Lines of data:
╭──

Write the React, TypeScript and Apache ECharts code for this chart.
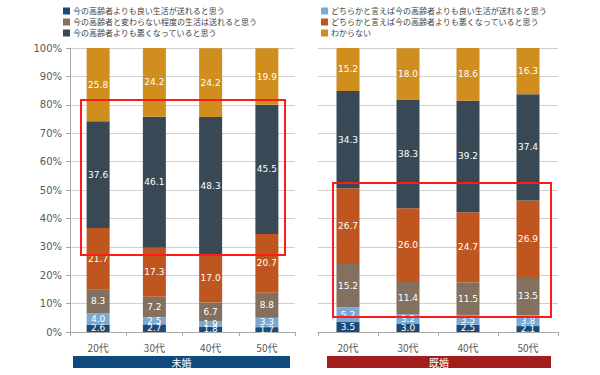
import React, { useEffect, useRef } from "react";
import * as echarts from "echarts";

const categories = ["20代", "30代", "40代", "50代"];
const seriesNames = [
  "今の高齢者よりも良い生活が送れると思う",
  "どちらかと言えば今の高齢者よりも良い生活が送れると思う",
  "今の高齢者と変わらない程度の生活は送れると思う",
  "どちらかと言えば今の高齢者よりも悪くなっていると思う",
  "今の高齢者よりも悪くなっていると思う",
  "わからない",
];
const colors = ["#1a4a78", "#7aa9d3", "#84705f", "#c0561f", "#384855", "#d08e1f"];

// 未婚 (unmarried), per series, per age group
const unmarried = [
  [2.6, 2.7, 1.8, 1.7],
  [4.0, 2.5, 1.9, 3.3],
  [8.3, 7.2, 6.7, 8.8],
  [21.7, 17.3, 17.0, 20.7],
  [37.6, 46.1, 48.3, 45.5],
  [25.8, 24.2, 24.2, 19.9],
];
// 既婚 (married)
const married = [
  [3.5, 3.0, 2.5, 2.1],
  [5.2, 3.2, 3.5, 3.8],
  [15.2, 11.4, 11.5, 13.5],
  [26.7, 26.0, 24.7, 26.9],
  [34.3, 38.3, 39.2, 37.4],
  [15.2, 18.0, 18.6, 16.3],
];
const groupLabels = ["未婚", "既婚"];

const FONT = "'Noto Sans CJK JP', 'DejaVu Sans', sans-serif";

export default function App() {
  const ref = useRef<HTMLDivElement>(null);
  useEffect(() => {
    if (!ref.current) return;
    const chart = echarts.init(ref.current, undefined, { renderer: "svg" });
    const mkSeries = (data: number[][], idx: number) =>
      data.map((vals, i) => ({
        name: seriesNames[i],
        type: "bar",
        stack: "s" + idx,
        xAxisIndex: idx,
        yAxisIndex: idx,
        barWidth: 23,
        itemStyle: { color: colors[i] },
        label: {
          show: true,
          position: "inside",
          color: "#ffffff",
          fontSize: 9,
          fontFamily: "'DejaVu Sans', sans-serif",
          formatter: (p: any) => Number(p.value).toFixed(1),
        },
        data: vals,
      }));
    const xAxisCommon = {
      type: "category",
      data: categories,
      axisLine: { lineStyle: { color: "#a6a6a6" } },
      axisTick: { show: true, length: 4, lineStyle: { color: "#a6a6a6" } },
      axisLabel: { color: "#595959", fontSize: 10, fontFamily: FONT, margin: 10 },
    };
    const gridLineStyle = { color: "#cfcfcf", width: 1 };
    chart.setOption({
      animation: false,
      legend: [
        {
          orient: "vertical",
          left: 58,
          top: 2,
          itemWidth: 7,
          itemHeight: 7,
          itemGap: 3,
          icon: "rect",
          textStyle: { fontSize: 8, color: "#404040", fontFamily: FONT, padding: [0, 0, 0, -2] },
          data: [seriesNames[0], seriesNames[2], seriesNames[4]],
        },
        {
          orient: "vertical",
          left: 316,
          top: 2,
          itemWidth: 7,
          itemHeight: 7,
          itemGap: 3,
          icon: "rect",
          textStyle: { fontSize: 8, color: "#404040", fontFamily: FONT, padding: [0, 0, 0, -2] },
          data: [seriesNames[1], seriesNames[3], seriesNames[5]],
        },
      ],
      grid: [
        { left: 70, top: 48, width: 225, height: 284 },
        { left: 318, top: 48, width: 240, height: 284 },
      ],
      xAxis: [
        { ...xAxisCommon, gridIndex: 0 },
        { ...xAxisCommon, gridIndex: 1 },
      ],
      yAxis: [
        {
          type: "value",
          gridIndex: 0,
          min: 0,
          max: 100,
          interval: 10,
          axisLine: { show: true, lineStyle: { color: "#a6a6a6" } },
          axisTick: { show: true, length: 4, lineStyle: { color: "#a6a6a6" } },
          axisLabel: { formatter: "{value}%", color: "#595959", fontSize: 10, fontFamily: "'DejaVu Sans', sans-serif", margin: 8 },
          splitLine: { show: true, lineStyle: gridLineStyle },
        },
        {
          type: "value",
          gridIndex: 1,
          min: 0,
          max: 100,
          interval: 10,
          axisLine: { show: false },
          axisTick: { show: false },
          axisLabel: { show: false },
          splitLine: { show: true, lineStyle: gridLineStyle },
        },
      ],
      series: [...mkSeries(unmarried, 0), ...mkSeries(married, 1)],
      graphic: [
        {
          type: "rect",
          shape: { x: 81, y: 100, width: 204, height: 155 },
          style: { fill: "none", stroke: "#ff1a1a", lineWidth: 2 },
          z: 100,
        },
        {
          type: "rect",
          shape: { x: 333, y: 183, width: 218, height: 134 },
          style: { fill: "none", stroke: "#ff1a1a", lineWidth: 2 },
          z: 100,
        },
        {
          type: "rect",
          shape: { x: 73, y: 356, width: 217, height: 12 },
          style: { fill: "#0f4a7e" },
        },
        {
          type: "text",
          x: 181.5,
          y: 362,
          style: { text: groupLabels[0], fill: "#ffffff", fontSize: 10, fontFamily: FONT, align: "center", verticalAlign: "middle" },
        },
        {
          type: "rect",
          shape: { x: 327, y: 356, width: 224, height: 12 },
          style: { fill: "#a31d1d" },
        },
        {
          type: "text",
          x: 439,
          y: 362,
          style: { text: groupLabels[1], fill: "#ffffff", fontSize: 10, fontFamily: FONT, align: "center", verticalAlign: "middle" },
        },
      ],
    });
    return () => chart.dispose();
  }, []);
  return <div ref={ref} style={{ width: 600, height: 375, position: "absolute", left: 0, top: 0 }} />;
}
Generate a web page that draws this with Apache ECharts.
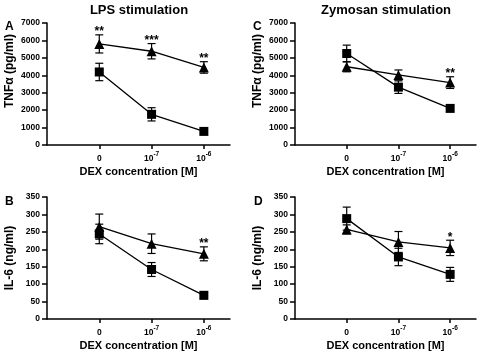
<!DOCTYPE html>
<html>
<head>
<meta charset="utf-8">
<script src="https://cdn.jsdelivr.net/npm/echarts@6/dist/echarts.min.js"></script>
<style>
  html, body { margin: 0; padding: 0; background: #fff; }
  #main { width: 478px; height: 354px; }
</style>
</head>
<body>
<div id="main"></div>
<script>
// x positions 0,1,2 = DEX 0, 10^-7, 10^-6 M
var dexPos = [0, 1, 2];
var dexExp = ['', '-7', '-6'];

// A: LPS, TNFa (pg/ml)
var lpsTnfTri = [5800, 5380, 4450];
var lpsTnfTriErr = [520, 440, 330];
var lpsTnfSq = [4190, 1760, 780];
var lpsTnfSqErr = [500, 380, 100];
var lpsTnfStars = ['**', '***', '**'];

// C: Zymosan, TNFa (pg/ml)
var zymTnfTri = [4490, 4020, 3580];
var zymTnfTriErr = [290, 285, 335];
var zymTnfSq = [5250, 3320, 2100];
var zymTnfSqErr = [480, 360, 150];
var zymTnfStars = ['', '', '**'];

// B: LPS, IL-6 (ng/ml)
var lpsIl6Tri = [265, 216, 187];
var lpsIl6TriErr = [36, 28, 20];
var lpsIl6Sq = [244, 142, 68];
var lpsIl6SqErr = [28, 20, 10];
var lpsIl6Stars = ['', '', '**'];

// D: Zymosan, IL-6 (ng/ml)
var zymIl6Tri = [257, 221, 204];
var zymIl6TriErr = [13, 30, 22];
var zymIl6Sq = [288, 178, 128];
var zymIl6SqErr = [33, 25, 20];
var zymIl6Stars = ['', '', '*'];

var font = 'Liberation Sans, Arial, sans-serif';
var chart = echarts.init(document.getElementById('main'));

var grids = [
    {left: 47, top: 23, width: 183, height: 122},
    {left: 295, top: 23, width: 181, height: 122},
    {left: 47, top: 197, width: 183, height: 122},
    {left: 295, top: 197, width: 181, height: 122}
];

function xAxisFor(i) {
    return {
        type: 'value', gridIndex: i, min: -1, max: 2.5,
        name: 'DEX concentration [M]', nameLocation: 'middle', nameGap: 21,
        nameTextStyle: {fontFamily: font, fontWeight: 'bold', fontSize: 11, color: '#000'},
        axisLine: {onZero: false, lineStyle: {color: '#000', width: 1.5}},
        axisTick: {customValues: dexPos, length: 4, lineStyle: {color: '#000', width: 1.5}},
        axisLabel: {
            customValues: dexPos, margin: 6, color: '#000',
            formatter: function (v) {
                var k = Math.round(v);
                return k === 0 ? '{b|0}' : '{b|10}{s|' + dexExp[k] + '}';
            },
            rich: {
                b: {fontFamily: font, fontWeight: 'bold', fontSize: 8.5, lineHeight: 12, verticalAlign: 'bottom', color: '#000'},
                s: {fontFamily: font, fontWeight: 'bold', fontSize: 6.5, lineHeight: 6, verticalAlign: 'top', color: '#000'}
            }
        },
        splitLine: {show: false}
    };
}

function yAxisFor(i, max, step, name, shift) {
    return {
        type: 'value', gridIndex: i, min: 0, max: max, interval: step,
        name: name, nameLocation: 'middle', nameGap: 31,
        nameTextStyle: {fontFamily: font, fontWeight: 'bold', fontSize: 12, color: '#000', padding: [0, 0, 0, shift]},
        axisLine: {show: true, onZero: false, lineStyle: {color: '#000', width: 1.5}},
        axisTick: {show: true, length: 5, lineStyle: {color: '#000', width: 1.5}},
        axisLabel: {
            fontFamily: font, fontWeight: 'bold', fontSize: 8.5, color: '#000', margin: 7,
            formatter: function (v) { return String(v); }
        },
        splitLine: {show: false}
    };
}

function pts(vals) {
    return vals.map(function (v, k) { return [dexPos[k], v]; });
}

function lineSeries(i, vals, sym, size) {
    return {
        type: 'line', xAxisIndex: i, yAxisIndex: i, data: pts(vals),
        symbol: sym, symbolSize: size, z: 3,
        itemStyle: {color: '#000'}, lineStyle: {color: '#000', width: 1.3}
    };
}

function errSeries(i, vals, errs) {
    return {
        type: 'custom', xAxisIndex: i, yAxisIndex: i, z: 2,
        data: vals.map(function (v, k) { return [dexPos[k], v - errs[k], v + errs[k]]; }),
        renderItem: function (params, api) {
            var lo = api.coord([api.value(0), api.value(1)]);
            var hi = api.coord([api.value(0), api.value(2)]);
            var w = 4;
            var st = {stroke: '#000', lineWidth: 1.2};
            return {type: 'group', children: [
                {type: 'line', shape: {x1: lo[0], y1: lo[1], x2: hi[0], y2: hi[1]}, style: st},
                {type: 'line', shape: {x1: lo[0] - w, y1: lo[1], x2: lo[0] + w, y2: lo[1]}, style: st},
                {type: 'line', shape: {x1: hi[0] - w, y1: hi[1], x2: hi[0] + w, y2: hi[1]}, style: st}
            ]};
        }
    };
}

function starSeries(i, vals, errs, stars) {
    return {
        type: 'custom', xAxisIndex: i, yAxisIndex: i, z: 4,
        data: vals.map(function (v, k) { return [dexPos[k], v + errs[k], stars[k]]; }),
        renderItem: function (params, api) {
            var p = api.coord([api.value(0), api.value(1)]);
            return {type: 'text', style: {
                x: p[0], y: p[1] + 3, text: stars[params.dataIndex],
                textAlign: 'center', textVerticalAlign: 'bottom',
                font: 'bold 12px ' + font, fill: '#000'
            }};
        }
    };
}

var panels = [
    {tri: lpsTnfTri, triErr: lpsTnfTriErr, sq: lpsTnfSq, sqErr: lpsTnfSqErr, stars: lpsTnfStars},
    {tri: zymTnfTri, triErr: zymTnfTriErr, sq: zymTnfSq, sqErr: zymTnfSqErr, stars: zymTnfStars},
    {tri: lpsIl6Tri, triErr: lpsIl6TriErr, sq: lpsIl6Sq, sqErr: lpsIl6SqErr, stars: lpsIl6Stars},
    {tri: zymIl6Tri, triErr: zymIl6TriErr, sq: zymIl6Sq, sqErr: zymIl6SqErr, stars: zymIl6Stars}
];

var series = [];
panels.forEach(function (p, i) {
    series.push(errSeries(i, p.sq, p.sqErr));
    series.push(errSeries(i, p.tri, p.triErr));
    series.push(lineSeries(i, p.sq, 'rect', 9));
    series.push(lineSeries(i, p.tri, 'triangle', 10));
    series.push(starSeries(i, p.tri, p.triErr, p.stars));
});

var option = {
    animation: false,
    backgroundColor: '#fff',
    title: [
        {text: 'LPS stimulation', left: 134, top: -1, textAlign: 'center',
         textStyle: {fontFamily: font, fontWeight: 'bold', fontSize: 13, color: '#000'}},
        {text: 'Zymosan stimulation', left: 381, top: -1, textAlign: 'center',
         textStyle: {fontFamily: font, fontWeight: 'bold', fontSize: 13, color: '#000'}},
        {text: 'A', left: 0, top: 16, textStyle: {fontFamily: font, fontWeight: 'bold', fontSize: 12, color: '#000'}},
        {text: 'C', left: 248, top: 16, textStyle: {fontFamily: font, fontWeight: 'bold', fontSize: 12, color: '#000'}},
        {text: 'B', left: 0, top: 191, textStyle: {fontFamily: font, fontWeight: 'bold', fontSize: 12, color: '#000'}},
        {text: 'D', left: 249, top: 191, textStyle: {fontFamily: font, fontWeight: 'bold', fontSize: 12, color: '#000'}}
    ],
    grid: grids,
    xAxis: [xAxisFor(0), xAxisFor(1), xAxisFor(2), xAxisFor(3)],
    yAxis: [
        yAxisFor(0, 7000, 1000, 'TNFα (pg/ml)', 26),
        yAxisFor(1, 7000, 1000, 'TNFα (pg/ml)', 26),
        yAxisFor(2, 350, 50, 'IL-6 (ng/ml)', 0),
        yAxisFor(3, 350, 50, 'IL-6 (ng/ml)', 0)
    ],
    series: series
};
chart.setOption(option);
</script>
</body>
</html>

╰──

» TASK TO CARRY OUT:
Omit every picture, and please return the entries exactly from the first line through the line with "import * as", both included.

» COMPLETE OUTPUT:
Write the React, TypeScript and Apache ECharts code for this chart.
import React, { useEffect, useRef } from "react";
import * as echarts from "echarts";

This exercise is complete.